Yeo won't put a ceiling on what Barbashev can reach with the Blues and his NHL career, but if he continues to trend in the right direction and is able to handle the responsibilities the coaching staff puts on him, Barbashev can certainly be a staple on this team for years to come.
(St. Louis Blues photo)
Blues center Ivan Barbashev (right), here battling with a pair of Calgary
players, scored his first NHL goal Feb. 7 against Ottawa.

"I never really like to put a ceiling on young players," Yeo said. "So for us, we'll just keep trying to push him. Obviously he's got great tools. I think that he's showing he's playing a mature game, but there's certain parts of his game that with us coaches, we have to try to grow in terms of his play without the puck, but we really have to try and challenge him with the puck and see what he can grow into, give him the opportunity to make plays, teach when it's time to teach, but give him the opportunity show us what he can do."

Which is fine with Barbashev, who is having the time of his life.

"I wasn't sure if I would be able to play at this level," said Barbashev, whose first NHL goal came Feb. 7 against the Ottawa Senators in a 6-0 victory. "But if you work hard, you're going to be good at this level. That's what I did my first eight games, but I'm still working hard and right now, it just feels good to be here.

"Oh my God!

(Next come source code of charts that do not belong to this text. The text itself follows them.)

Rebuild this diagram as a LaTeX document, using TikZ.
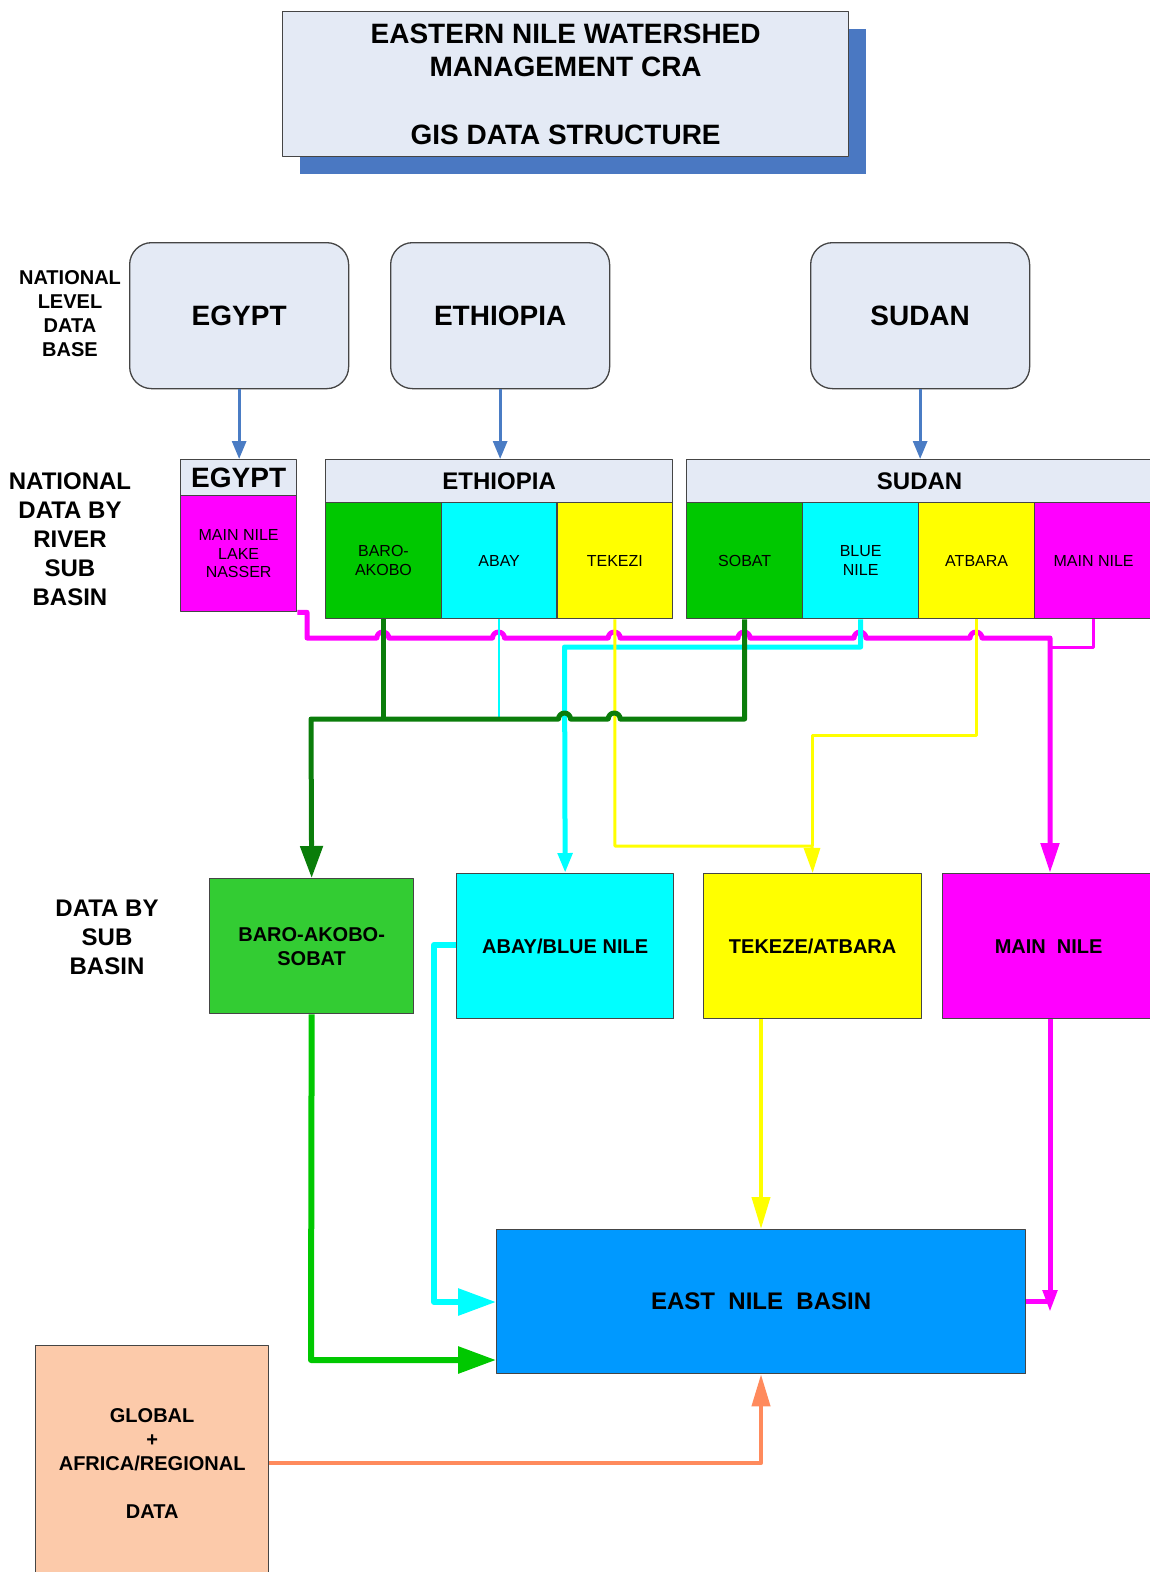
\documentclass[tikz,border=0pt]{standalone}
\usepackage{fontspec}
\setmainfont{Liberation Sans}
\usetikzlibrary{arrows.meta}
\definecolor{hdr}{HTML}{E4EAF5}
\definecolor{shadowblue}{HTML}{4A78C2}
\definecolor{bluearrow}{HTML}{4A7CC4}
\definecolor{mag}{HTML}{FF00FF}
\definecolor{cy}{HTML}{00FFFF}
\definecolor{yel}{HTML}{FFFF00}
\definecolor{grn}{HTML}{00C800}
\definecolor{dgrn}{HTML}{0A7D0A}
\definecolor{lgrn}{HTML}{33CC33}
\definecolor{enb}{HTML}{0099FF}
\definecolor{peach}{HTML}{FCCAAA}
\definecolor{coral}{HTML}{FF8A5C}
\definecolor{edge}{HTML}{454545}
\tikzset{
  rect/.style={draw=edge, line width=1.3pt, anchor=north west, inner sep=0pt, align=center},
  natbox/.style={rect, fill=hdr, rounded corners=22pt, minimum width=219pt, minimum height=146pt,
     font=\fontsize{28}{33}\selectfont\bfseries},
  hdrbox/.style={rect, fill=hdr, minimum height=43pt, font=\fontsize{24}{28}\selectfont\bfseries},
  subbox/.style={rect, minimum width=115.67pt, minimum height=116pt, font=\fontsize{16}{18.5}\selectfont},
  basinbox/.style={rect, minimum width=217pt, minimum height=145pt, font=\fontsize{20}{24}\selectfont\bfseries},
  sidelabel/.style={align=center, inner sep=0pt, font=\fontsize{24}{29}\selectfont\bfseries},
  blarr/.style={draw=bluearrow, line width=3pt, -{Triangle[length=18pt,width=14pt]}},
}
\begin{document}
\begin{tikzpicture}[x=1pt,y=-1pt,line join=round]
\useasboundingbox (0,0) rectangle (1149,1572);

% ---- title ----
\node[anchor=north west, fill=shadowblue, inner sep=0pt, minimum width=566pt, minimum height=145pt] (titleshadow) at (300,29) {};
\node[rect, fill=hdr, minimum width=566pt, minimum height=145pt, font=\fontsize{28}{33}\selectfont\bfseries] (title) at (282,11)
  {EASTERN NILE WATERSHED\\MANAGEMENT CRA\\[35pt]GIS DATA STRUCTURE};

% ---- side labels ----
\node[sidelabel, font=\fontsize{20}{24}\selectfont\bfseries] (lab1) at (70,314) {NATIONAL\\LEVEL\\DATA\\BASE};
\node[sidelabel] (lab2) at (70,539) {NATIONAL\\DATA BY\\RIVER\\SUB\\BASIN};
\node[sidelabel] (lab3) at (107,937) {DATA BY\\SUB\\BASIN};

% ---- national level ----
\node[natbox] (natEg) at (129,242) {EGYPT};
\node[natbox] (natEt) at (390,242) {ETHIOPIA};
\node[natbox] (natSd) at (810,242) {SUDAN};

% ---- national data by river sub basin ----
\node[rect, fill=hdr, minimum width=116pt, minimum height=36pt, font=\fontsize{28}{30}\selectfont\bfseries] (egH) at (180,459) {EGYPT};
\node[rect, fill=mag, minimum width=116pt, minimum height=116pt, font=\fontsize{16}{18.5}\selectfont] (egM) at (180,495) {MAIN NILE\\LAKE\\NASSER};

\node[hdrbox, minimum width=347pt] (etH) at (325,459) {ETHIOPIA};
\node[subbox, fill=grn] (baro) at (325,502) {BARO-\\AKOBO};
\node[subbox, fill=cy] (abay) at (440.67,502) {ABAY};
\node[subbox, fill=yel] (tek) at (556.33,502) {TEKEZI};

\node[hdrbox, minimum width=466pt] (sdH) at (686,459) {SUDAN};
\node[subbox, fill=grn, minimum width=116pt] (sobat) at (686,502) {SOBAT};
\node[subbox, fill=cy, minimum width=116pt] (bn) at (802,502) {BLUE\\NILE};
\node[subbox, fill=yel, minimum width=116pt] (atb) at (918,502) {ATBARA};
\node[subbox, fill=mag, minimum width=118pt] (smn) at (1034,502) {MAIN NILE};

% ---- data by sub basin ----
\node[basinbox, fill=lgrn, minimum width=204pt, minimum height=135pt] (bas3) at (209,878) {BARO-AKOBO-\\SOBAT};
\node[basinbox, fill=cy] (abay3) at (456,873) {ABAY/BLUE NILE};
\node[basinbox, fill=yel, minimum width=218pt] (tek3) at (703,873) {TEKEZE/ATBARA};
\node[basinbox, fill=mag, minimum width=212pt] (mn3) at (942,873) {MAIN\ \ NILE};

% ---- east nile basin and global ----
\node[rect, fill=enb, minimum width=529pt, minimum height=144pt, font=\fontsize{24}{28}\selectfont\bfseries] (en) at (496,1229) {EAST\ \ NILE\ \ BASIN};
\node[rect, fill=peach, minimum width=233pt, minimum height=235pt, font=\fontsize{20}{24}\selectfont\bfseries] (glob) at (35,1345)
  {GLOBAL\\+\\AFRICA/REGIONAL\\[24pt]DATA};

% ---- helper coordinates ----
\coordinate (mcol) at (1050,0);
\coordinate (ycol) at (761,0);
\coordinate (gl) at (311,719);
\coordinate (cbend) at (564.5,647);
\coordinate (yb) at (812,846);
\coordinate (ya) at (812,735);
\coordinate (gb) at (311,1360);
\coordinate (cl) at (434,945);
\coordinate (cl2) at (434,1302);
\coordinate (mtip) at (1050,1312);

% ---- blue arrows ----
\draw[blarr] (natEg.south) -- (natEg.south |- egH.north);
\draw[blarr] (natEt.south) -- (natEt.south |- etH.north);
\draw[blarr] (natSd.south) -- (natSd.south |- sdH.north);

% ---- magenta collector with hops ----
\draw[mag, line width=5pt, -{Triangle[length=30pt,width=18pt]}]
  (egM.south east) -| (307,638)
  -- (376.8,638) arc[start angle=180,end angle=0,radius=6pt]
  -- (492.5,638) arc[start angle=180,end angle=0,radius=6pt]
  -- (608.2,638) arc[start angle=180,end angle=0,radius=6pt]
  -- (738,638) arc[start angle=180,end angle=0,radius=6pt]
  -- (854,638) arc[start angle=180,end angle=0,radius=6pt]
  -- (970,638) arc[start angle=180,end angle=0,radius=6pt]
  -- (1050,638) -- (mn3.north -| mcol);
\draw[mag, line width=3pt] (smn.south) |- (1050,647);

% ---- cyan ----
\draw[cy, line width=5pt, -{Triangle[length=20pt,width=14pt]}] (bn.south) |- (cbend) -- (abay3.north);
\draw[cy, line width=2pt] (abay.south) -- (abay.south |- gl);

% ---- yellow ----
\draw[yel, line width=3pt] (atb.south) |- (ya) -- (yb);
\draw[yel, line width=3pt, -{Triangle[length=25pt,width=16pt]}] (tek.south) |- (yb) -- (tek3.north);

% ---- dark green with hops ----
\draw[dgrn, line width=5pt] (baro.south) -- (baro.south |- gl);
\draw[dgrn, line width=5pt, -{Triangle[length=32pt,width=22pt]}]
  (sobat.south) |- (620.2,719) arc[start angle=0,end angle=180,radius=6pt]
  -- (570.5,719) arc[start angle=0,end angle=180,radius=6pt]
  -- (gl) -- (bas3.north);

% ---- into east nile basin ----
\draw[grn, line width=6pt, -{Triangle[length=38pt,width=26pt]}] (bas3.south) -- (gb) -- (gb -| en.west);
\draw[cy, line width=6pt, -{Triangle[length=38pt,width=26pt]}] (abay3.west |- cl) -- (cl) -- (cl2) -- (cl2 -| en.west);
\draw[yel, line width=4pt, -{Triangle[length=32pt,width=18pt]}] (tek3.south -| ycol) -- (en.north -| ycol);
\draw[mag, line width=5pt, -{Triangle[length=22pt,width=14pt]}] (mn3.south -| mcol) -- (mtip);
\draw[mag, line width=5pt] (en.east) -- (en.east -| mcol);
\draw[coral, line width=4pt, -{Triangle[length=32pt,width=18pt]}] (glob.east) -| (en.south -| ycol);
\end{tikzpicture}
\end{document}
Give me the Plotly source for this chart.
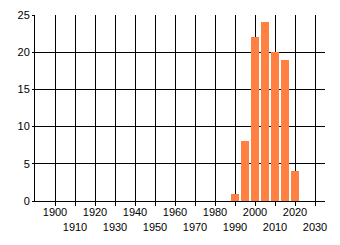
import plotly.graph_objects as go

years = [1990, 1995, 2000, 2005, 2010, 2015, 2020]
counts = [1, 8, 22, 24, 20, 19, 4]
tick_years = list(range(1900, 2031, 10))
tick_text = [str(y) if (y // 10) % 2 == 0 else " <br>" + str(y) for y in tick_years]

fig = go.Figure()
fig.add_trace(go.Bar(x=years, y=counts, width=4, marker=dict(color="#FF8040", line=dict(width=0))))

fig.update_layout(
    width=340, height=245,
    margin=dict(l=35, r=15, t=15, b=44),
    paper_bgcolor="white", plot_bgcolor="white",
    showlegend=False,
    font=dict(family="Liberation Sans, Arial, sans-serif", size=11, color="black"),
    bargap=0,
)
fig.update_xaxes(
    range=[1890, 2035], tickvals=tick_years, ticktext=tick_text, tickangle=0,
    showgrid=True, gridcolor="black", gridwidth=1, zeroline=False,
    showline=True, linecolor="black", linewidth=1, automargin=False,
    ticks="outside", ticklen=4, tickcolor="black", tickwidth=1,
    ticklabelstandoff=-3,
)
fig.update_yaxes(
    range=[0, 25], dtick=5, tick0=0,
    showgrid=True, gridcolor="black", gridwidth=1, zeroline=False,
    showline=True, linecolor="black", linewidth=1, automargin=False,
    ticks="outside", ticklen=2, tickcolor="black", tickwidth=1,
)
fig.write_html("out.html")
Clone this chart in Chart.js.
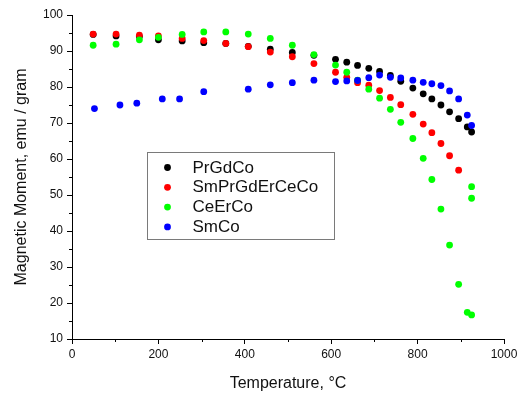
<!DOCTYPE html>
<html><head><meta charset="utf-8">
<script src="https://cdn.jsdelivr.net/npm/chart.js@4.4.1/dist/chart.umd.min.js"></script>
<style>html,body{margin:0;padding:0;background:#fff;}#wrap{width:531px;height:393px;position:relative;}</style>
</head><body><div id="wrap"><canvas id="c" width="531" height="393"></canvas></div>
<script>
// ---- data ----
const seriesNames = ['PrGdCo', 'SmPrGdErCeCo', 'CeErCo', 'SmCo'];
const seriesColors = ['#000000', '#ff0000', '#00ff00', '#0000ff'];

const prgdcoT = [49, 102, 156, 200, 255, 305, 356, 408, 459, 510, 560, 610, 636, 661, 687, 712, 737, 761, 789, 813, 833, 854, 874, 895, 915, 925];
const prgdcoM = [94.6, 94.2, 94.0, 93.1, 92.8, 92.3, 92.1, 91.3, 90.5, 89.6, 88.8, 87.7, 86.9, 86.0, 85.2, 84.3, 83.2, 81.6, 79.7, 78.1, 76.7, 75.0, 73.1, 71.2, 68.9, 67.5];

const smprT = [49, 102, 156, 200, 255, 305, 356, 408, 459, 510, 560, 610, 636, 661, 687, 712, 737, 761, 789, 813, 833, 854, 874, 895];
const smprM = [94.7, 94.7, 94.4, 94.2, 93.5, 92.9, 92.1, 91.2, 89.7, 88.4, 86.5, 84.1, 82.7, 81.2, 80.5, 79.0, 77.1, 75.1, 72.4, 69.7, 67.3, 64.3, 60.9, 56.9];

const ceerT = [49, 102, 156, 200, 255, 305, 356, 408, 459, 510, 560, 610, 636, 661, 687, 712, 737, 761, 789, 813, 833, 854, 874, 895, 915, 925, 925, 925];
const ceerM = [91.6, 91.9, 93.1, 93.8, 94.6, 95.3, 95.3, 94.7, 93.5, 91.6, 89.0, 86.1, 84.1, 81.9, 79.4, 76.9, 73.8, 70.2, 65.7, 60.2, 54.3, 46.1, 36.1, 25.2, 17.4, 16.7, 52.3, 49.1];

const smcoT = [52, 111, 150, 209, 249, 305, 408, 459, 510, 560, 610, 636, 661, 687, 712, 737, 761, 789, 813, 833, 854, 874, 895, 915, 925];
const smcoM = [74.0, 75.0, 75.5, 76.7, 76.7, 78.7, 79.4, 80.6, 81.2, 81.9, 81.5, 81.7, 81.8, 82.6, 83.3, 82.7, 82.5, 81.9, 81.3, 80.9, 80.4, 78.9, 76.7, 72.2, 69.3];

const xMajorTicks = [0, 200, 400, 600, 800, 1000];
const xMinorTicks = [100, 300, 500, 700, 900];
const yMajorTicks = [10, 20, 30, 40, 50, 60, 70, 80, 90, 100];
const yMinorTicks = [15, 25, 35, 45, 55, 65, 75, 85, 95];
const xTitle = 'Temperature, \u00B0C';
const yTitle = 'Magnetic Moment, emu / gram';

const allT = [prgdcoT, smprT, ceerT, smcoT];
const allM = [prgdcoM, smprM, ceerM, smcoM];

const FONT = "'Liberation Sans', Arial, sans-serif";

const datasets = seriesNames.map((name, i) => ({
  label: name,
  data: allT[i].map((t, k) => ({x: t, y: allM[i][k]})),
  backgroundColor: seriesColors[i],
  borderColor: seriesColors[i],
  pointRadius: 3.4,
  pointBorderWidth: 0,
  pointHoverRadius: 3.4,
  showLine: false,
  order: 4 - i
}));

const minorTicks = {
  id: 'minorTicks',
  afterDraw(chart) {
    const ctx = chart.ctx;
    const xs = chart.scales.x, ys = chart.scales.y;
    ctx.save();
    ctx.strokeStyle = '#000';
    ctx.lineWidth = 1;
    ctx.beginPath();
    xMinorTicks.forEach(v => {
      const px = Math.round(xs.getPixelForValue(v)) + 0.5;
      ctx.moveTo(px, xs.top);
      ctx.lineTo(px, xs.top + 3);
    });
    yMinorTicks.forEach(v => {
      const py = Math.round(ys.getPixelForValue(v)) + 0.5;
      ctx.moveTo(ys.right - 3, py);
      ctx.lineTo(ys.right, py);
    });
    ctx.stroke();
    ctx.restore();
  }
};

const boxLegend = {
  id: 'boxLegend',
  afterDraw(chart) {
    const ctx = chart.ctx;
    const ca = chart.chartArea;
    const left = ca.left + 75.5, top = ca.top + 137.5, w = 187, h = 87;
    ctx.save();
    ctx.fillStyle = '#fff';
    ctx.fillRect(left, top, w, h);
    ctx.strokeStyle = '#7a7a7a';
    ctx.lineWidth = 1;
    ctx.strokeRect(left, top, w, h);
    ctx.font = '17px ' + FONT;
    ctx.textBaseline = 'middle';
    ctx.textAlign = 'left';
    chart.data.datasets.forEach((ds, i) => {
      const cy = top + 15 + i * 19.8;
      ctx.fillStyle = ds.backgroundColor;
      ctx.beginPath();
      ctx.arc(left + 20, cy, 3.4, 0, Math.PI * 2);
      ctx.fill();
      ctx.fillStyle = '#111';
      ctx.fillText(ds.label, left + 45, cy + 0.5);
    });
    ctx.restore();
  }
};

new Chart(document.getElementById('c'), {
  type: 'scatter',
  data: {datasets},
  plugins: [minorTicks, boxLegend],
  options: {
    responsive: false,
    animation: false,
    devicePixelRatio: 1,
    layout: {padding: {top: 15, right: 27, left: 0, bottom: 0}},
    plugins: {legend: {display: false}, tooltip: {enabled: false}},
    scales: {
      x: {
        type: 'linear', min: 0, max: 1000,
        afterBuildTicks(s) { s.ticks = xMajorTicks.map(v => ({value: v})); },
        afterFit(s) { s.height = 54; },
        ticks: {font: {family: FONT, size: 12}, color: '#111', padding: 3, maxRotation: 0, callback: v => String(v)},
        grid: {drawOnChartArea: false, drawTicks: true, tickLength: 5, tickColor: '#000', tickWidth: 1},
        border: {color: '#000', width: 1},
        title: {display: true, text: xTitle, font: {family: FONT, size: 16}, color: '#111', padding: {top: 8, bottom: 0}}
      },
      y: {
        type: 'linear', min: 10, max: 100,
        afterBuildTicks(s) { s.ticks = yMajorTicks.map(v => ({value: v})); },
        afterFit(s) { s.width = 72; },
        ticks: {font: {family: FONT, size: 12}, color: '#111', padding: 4, callback: v => String(v)},
        grid: {drawOnChartArea: false, drawTicks: true, tickLength: 5, tickColor: '#000', tickWidth: 1},
        border: {color: '#000', width: 1},
        title: {display: true, text: yTitle, font: {family: FONT, size: 16}, color: '#111', padding: {top: 12, bottom: 4}}
      }
    }
  }
});
</script></body></html>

It's a lot of fun!"

* NOTES -- The Blues signed Providence College defenseman Jake Walman to a three-year entry-level contract on Tuesday.

Walman, 21, is a third-round selection by the Blues in the 2014 NHL Draft who completed his collegiate season at Providence recently with seven goals and 18 assists in 39 games. 

The 6-0, 193-pound Toronto native, Walman spent three seasons at Providence and was named a Hockey East first-team all-star in each of the past two seasons.

Walman will immediately report to the Wolves, joining 2016 first-round pick Tage Thompson.